* **Information shown**:
^^^^^^^^

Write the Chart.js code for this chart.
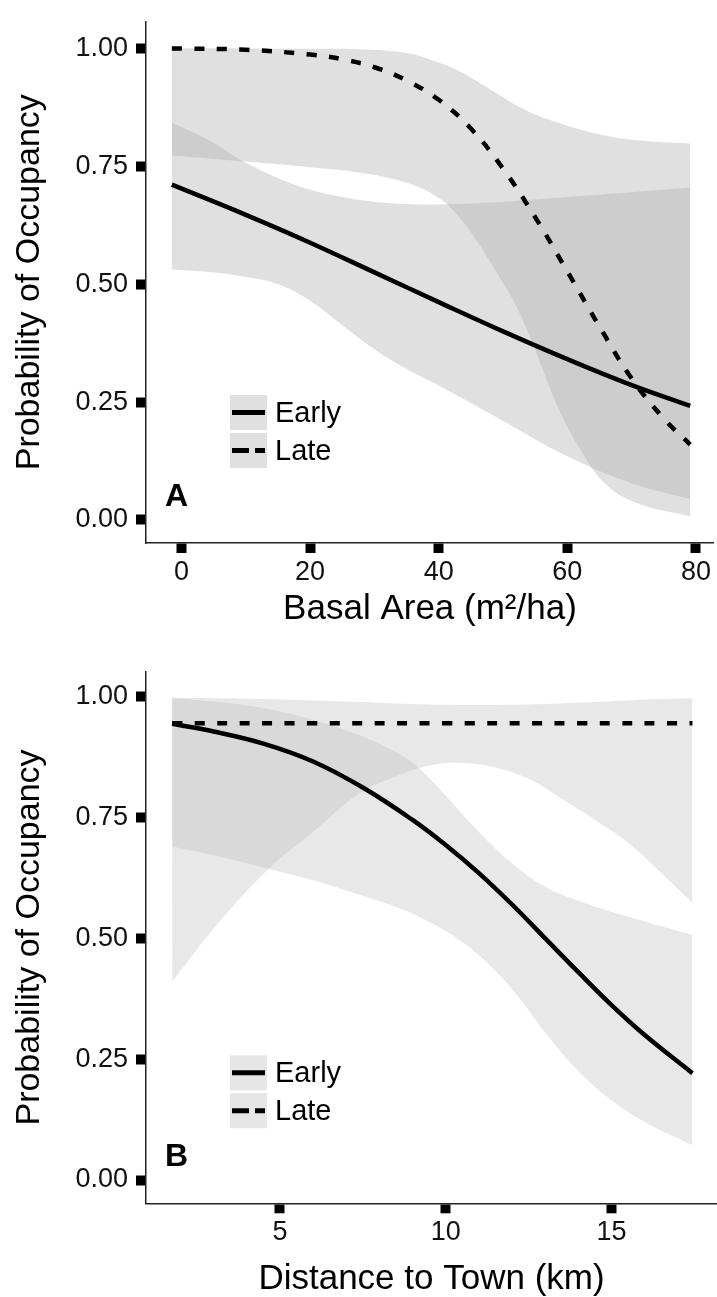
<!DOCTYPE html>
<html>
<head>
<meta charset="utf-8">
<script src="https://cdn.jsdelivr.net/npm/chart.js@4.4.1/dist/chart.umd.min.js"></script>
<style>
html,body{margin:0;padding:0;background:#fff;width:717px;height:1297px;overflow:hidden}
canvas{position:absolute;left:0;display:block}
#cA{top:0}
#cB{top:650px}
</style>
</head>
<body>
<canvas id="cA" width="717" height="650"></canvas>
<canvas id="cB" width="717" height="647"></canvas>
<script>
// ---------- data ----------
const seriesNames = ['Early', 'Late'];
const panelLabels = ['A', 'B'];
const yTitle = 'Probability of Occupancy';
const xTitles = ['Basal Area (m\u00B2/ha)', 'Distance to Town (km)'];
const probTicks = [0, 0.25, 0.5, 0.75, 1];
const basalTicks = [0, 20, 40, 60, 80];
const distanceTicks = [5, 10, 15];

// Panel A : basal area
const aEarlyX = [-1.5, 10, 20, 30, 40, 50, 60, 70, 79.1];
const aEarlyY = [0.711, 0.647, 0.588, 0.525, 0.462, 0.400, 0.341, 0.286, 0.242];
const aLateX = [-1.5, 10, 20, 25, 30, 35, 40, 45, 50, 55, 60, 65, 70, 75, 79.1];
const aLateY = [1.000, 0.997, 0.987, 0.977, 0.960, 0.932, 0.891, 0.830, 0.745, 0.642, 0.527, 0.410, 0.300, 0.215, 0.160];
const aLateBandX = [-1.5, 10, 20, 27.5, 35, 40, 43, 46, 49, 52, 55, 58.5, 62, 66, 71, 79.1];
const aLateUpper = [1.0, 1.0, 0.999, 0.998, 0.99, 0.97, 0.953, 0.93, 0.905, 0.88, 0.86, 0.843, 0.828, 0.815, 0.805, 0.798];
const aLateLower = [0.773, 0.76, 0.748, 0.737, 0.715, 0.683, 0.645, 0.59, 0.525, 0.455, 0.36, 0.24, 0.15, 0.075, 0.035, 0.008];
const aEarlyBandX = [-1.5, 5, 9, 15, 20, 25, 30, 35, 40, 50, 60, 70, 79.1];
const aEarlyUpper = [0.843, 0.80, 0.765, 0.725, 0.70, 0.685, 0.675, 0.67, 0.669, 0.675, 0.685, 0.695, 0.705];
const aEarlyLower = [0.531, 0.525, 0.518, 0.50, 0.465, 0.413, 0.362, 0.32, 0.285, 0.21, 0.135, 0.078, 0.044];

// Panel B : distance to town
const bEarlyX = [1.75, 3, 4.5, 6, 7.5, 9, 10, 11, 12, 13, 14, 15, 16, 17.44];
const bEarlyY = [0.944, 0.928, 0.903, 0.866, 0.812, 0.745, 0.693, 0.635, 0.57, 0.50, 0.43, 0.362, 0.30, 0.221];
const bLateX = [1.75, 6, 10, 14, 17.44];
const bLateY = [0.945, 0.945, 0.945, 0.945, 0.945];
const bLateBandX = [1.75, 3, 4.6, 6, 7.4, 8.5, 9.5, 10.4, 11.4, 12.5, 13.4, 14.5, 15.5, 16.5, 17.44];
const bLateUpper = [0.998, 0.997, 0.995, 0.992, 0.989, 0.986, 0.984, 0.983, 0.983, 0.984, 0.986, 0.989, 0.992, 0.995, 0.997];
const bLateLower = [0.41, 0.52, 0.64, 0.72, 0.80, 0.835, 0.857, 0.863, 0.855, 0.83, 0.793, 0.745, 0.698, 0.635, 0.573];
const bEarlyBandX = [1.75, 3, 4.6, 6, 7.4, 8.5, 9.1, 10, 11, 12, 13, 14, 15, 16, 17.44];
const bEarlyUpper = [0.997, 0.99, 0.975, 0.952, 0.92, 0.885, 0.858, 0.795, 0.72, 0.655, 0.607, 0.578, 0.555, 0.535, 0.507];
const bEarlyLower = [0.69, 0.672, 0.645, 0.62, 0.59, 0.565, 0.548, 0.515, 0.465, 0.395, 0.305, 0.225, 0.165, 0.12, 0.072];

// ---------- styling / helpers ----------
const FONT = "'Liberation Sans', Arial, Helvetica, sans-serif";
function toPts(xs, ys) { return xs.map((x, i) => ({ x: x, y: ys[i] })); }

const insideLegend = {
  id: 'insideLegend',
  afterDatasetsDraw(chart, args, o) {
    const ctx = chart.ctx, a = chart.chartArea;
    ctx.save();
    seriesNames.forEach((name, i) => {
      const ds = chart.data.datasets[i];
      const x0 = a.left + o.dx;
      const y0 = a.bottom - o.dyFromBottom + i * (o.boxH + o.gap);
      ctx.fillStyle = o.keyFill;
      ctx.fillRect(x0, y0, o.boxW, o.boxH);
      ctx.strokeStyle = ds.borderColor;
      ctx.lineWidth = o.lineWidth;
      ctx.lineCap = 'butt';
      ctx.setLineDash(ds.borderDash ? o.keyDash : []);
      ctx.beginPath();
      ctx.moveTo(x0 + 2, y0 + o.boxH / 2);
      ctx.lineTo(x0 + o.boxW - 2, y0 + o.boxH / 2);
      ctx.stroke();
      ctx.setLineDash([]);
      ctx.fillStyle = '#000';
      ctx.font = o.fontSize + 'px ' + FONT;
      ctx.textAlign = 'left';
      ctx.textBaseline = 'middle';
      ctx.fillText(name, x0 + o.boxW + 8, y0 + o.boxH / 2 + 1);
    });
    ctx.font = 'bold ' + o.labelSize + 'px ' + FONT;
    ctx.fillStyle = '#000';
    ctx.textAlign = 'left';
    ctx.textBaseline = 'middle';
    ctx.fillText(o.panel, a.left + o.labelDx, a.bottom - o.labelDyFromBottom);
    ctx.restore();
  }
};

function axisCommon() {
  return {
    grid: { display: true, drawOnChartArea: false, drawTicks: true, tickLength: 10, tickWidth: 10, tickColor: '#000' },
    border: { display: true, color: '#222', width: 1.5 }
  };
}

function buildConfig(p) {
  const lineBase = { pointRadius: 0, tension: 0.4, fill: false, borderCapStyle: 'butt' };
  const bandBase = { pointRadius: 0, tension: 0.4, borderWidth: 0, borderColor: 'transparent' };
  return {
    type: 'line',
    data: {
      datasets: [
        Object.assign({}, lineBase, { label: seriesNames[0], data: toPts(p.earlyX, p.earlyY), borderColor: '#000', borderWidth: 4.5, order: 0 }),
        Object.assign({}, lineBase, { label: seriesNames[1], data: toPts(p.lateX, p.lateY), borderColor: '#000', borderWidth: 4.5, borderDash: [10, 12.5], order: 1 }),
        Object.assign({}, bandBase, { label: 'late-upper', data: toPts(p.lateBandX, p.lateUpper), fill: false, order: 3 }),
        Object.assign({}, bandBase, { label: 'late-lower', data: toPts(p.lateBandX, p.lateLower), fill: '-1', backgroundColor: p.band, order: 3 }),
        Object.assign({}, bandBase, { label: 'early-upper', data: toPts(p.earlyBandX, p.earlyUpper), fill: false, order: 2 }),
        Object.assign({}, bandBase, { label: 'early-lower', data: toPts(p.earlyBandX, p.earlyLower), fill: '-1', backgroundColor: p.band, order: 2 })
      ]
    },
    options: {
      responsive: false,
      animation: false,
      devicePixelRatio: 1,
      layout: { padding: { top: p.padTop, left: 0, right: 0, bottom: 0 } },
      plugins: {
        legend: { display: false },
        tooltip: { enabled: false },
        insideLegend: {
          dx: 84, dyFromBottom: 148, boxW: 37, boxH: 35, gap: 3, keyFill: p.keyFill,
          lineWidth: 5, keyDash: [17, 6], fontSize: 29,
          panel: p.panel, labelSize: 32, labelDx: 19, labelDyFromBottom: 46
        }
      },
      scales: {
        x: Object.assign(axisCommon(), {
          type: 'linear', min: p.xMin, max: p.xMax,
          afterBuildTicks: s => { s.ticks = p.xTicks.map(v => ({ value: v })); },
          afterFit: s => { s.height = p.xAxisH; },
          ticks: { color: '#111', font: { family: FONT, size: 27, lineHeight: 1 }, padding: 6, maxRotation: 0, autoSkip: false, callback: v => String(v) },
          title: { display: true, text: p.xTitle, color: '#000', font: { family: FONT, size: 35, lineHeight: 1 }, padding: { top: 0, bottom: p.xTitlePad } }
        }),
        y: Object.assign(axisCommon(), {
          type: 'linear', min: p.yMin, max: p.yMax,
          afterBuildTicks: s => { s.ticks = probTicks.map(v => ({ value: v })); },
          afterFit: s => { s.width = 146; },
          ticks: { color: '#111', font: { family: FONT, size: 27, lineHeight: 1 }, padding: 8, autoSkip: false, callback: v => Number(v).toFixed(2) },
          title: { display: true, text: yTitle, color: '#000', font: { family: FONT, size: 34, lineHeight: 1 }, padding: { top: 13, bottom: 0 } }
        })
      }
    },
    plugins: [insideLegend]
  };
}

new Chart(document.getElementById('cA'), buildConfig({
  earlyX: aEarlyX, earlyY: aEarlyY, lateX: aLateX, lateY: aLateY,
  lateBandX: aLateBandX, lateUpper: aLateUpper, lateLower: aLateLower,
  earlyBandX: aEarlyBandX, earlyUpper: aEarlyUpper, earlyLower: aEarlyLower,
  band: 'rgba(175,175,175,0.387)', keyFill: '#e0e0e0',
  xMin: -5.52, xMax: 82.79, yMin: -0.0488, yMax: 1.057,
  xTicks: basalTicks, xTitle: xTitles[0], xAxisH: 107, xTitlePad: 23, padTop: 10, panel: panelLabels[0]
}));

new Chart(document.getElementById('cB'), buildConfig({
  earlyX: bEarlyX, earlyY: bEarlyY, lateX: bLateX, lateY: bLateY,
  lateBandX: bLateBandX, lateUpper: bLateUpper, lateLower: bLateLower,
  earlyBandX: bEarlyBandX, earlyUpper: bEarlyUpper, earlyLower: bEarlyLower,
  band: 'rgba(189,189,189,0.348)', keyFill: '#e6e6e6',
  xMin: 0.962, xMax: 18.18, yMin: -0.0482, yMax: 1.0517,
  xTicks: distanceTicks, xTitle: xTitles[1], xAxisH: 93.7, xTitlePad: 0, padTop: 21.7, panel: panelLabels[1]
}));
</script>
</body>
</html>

^^^^^^^^

* **Exercise requirements**: Starting at the top of the listing above, please restate word for word each line up to and including the one that holds "const distanceTicks = [5, 10, 15];", omitting every image.

* **Worked answer**:
Write the Chart.js code for this chart.
<!DOCTYPE html>
<html>
<head>
<meta charset="utf-8">
<script src="https://cdn.jsdelivr.net/npm/chart.js@4.4.1/dist/chart.umd.min.js"></script>
<style>
html,body{margin:0;padding:0;background:#fff;width:717px;height:1297px;overflow:hidden}
canvas{position:absolute;left:0;display:block}
#cA{top:0}
#cB{top:650px}
</style>
</head>
<body>
<canvas id="cA" width="717" height="650"></canvas>
<canvas id="cB" width="717" height="647"></canvas>
<script>
// ---------- data ----------
const seriesNames = ['Early', 'Late'];
const panelLabels = ['A', 'B'];
const yTitle = 'Probability of Occupancy';
const xTitles = ['Basal Area (m\u00B2/ha)', 'Distance to Town (km)'];
const probTicks = [0, 0.25, 0.5, 0.75, 1];
const basalTicks = [0, 20, 40, 60, 80];
const distanceTicks = [5, 10, 15];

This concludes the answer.